▸ Aim of the exercise
Print, word for word, every line from the beginning of the listing up to and including the line with "fig = go.Figure()". Pictures are to be excluded.

··· Data block

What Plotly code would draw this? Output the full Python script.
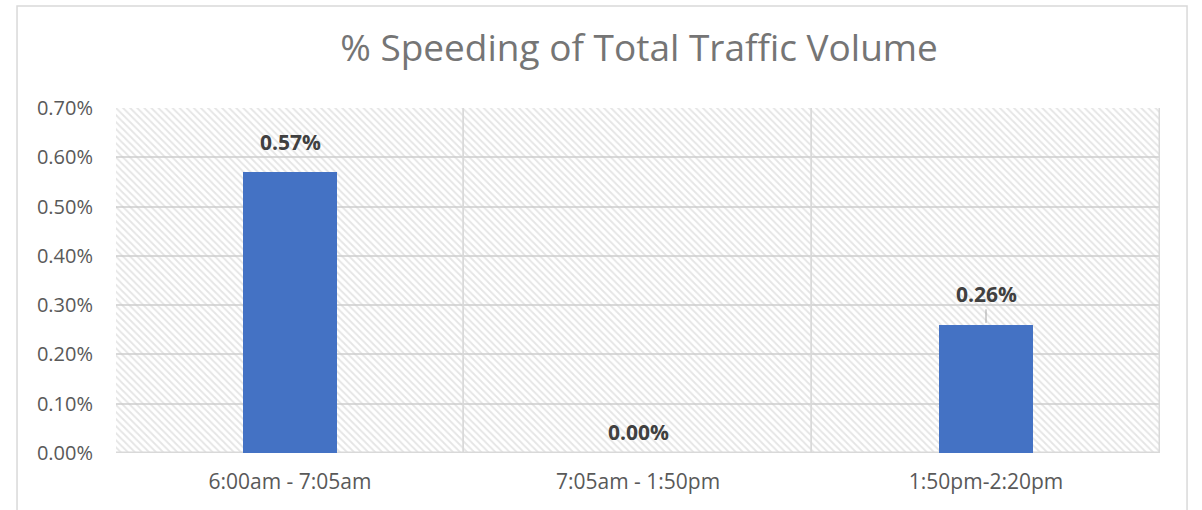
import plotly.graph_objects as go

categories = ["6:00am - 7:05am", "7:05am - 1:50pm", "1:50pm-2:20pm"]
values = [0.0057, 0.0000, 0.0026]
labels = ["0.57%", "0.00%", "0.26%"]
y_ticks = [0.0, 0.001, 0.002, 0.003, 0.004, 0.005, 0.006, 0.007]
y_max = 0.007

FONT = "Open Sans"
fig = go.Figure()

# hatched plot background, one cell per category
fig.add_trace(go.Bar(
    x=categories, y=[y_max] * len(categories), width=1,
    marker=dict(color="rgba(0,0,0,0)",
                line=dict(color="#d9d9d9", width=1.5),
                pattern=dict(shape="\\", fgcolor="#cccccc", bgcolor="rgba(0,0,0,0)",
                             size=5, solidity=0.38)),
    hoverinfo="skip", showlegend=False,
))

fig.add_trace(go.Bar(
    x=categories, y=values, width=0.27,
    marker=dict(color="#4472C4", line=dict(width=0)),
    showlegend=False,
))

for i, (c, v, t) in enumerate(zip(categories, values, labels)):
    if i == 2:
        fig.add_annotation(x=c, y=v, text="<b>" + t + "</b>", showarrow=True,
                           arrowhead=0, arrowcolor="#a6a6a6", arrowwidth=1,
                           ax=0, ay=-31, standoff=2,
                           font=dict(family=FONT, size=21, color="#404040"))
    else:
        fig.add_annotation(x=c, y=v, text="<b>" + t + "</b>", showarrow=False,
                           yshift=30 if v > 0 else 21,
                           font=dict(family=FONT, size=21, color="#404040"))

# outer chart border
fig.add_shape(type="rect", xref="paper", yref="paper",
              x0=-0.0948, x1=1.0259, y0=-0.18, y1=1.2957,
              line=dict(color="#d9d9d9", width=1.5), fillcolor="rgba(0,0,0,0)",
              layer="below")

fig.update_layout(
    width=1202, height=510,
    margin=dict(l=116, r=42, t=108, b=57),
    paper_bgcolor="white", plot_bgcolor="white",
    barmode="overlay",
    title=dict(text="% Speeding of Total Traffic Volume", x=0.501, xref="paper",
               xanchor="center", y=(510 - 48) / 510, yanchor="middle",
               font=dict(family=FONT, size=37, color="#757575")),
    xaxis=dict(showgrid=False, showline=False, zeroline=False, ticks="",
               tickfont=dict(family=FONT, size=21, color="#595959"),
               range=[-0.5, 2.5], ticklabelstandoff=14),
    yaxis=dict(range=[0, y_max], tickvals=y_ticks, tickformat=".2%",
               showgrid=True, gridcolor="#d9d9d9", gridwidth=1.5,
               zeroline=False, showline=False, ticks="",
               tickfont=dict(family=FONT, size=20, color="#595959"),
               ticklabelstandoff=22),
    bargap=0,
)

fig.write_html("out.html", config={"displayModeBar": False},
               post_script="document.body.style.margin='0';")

······

▸ Solution to this problem
What Plotly code would draw this? Output the full Python script.
import plotly.graph_objects as go

categories = ["6:00am - 7:05am", "7:05am - 1:50pm", "1:50pm-2:20pm"]
values = [0.0057, 0.0000, 0.0026]
labels = ["0.57%", "0.00%", "0.26%"]
y_ticks = [0.0, 0.001, 0.002, 0.003, 0.004, 0.005, 0.006, 0.007]
y_max = 0.007

FONT = "Open Sans"
fig = go.Figure()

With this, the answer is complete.